Cette proposition vient de passer à la moulinette de la Commission des institutions politiques du Conseil national qui ne voit aucune incompatibilité entre les deux statuts et qui vient de rejeter la proposition socialiste par 16 voix contre 8, soit dans une proportion correspondant exactement au rapport de force droite-gauche.
Pour la socialiste vaudoise Ada Marra membre de cette commission, ce résultat «n’est pas une surprise» et il est la manifestation d’un comportement «ancré dans les gênes de la droite» qui ne peut pas se défaire de la moindre parcelle de l’influence qu’elle exerce sur le juteux commerce de l’assurance-maladie en Suisse.
A titre d’exemple, en 2008, ce sont les parlementaires du lobby des assureurs-maladie qui ont rédigé l’article constitutionnel faisant office de contre-projet à l’initiative populaire UDC finalement retirée. Fort heureusement, cet article constitutionnel, qui inscrivait dans la Constitution les principes de concurrence, de transparence mais aussi de qualité et d’efficacité économique des prestations, fut rejeté par une grande majorité des votants et des cantons le 1er juin dernier. Mais tout de même, les chambres, dominées par la droite, l’avaient accepté au préalable et les conséquences d’un «oui» auraient été dramatiques : fin du libre choix du médecin, détermination du catalogue des prestations remboursées par les caisses-maladie elles-mêmes, diminution du nombre de lits d’hôpitaux, nouvelle assurance complémentaire pour les soins à domicile … entre autres. En un mot comme en cent, on l’a échappé belle !
Si la parlementaire vaudoise «se refuse à dire que les élus bourgeois membres d’un conseil d’administration d’une assurance maladie touchent une enveloppe après chaque vote qui leur est favorable», force est de constater que ces parlementaires déploient de gros efforts et manifestent une belle harmonie dans la défense du lobby des assureurs-maladie.
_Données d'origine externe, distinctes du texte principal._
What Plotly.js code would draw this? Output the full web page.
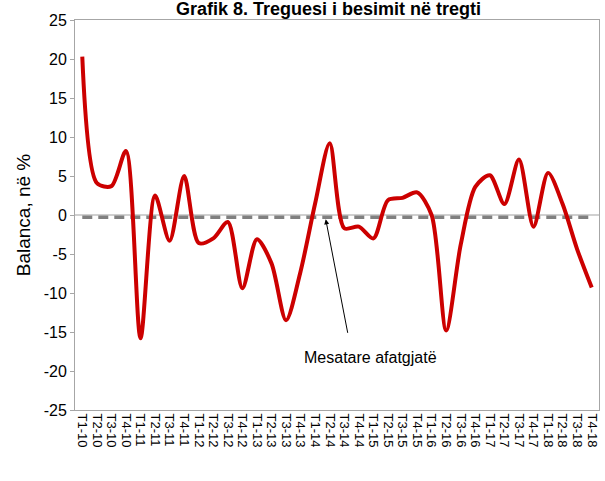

De là à dire qu’il y a conflit d’intérêt entre le rôle de parlementaire et le celui de membre du conseil d’administration d’une caisse-maladie, il n’y a qu’un pas que Jacqueline Fehr a franchi avec élégance et à juste titre du point de vue des usagers et des citoyens. Mais, vu du côté des élus bourgeois et des assureurs maladie, il n’y a aucun conflit d’intérêt, bien au contraire : leurs intérêts coexistent en parfaite harmonie et ce n’est pas une petite parlementaire socialiste qui va briser cette belle symbiose.
Et ce n’est pas le Conseiller national libéral et président du conseil d’administration de santésuisse Claude Ruey qui dira le contraire.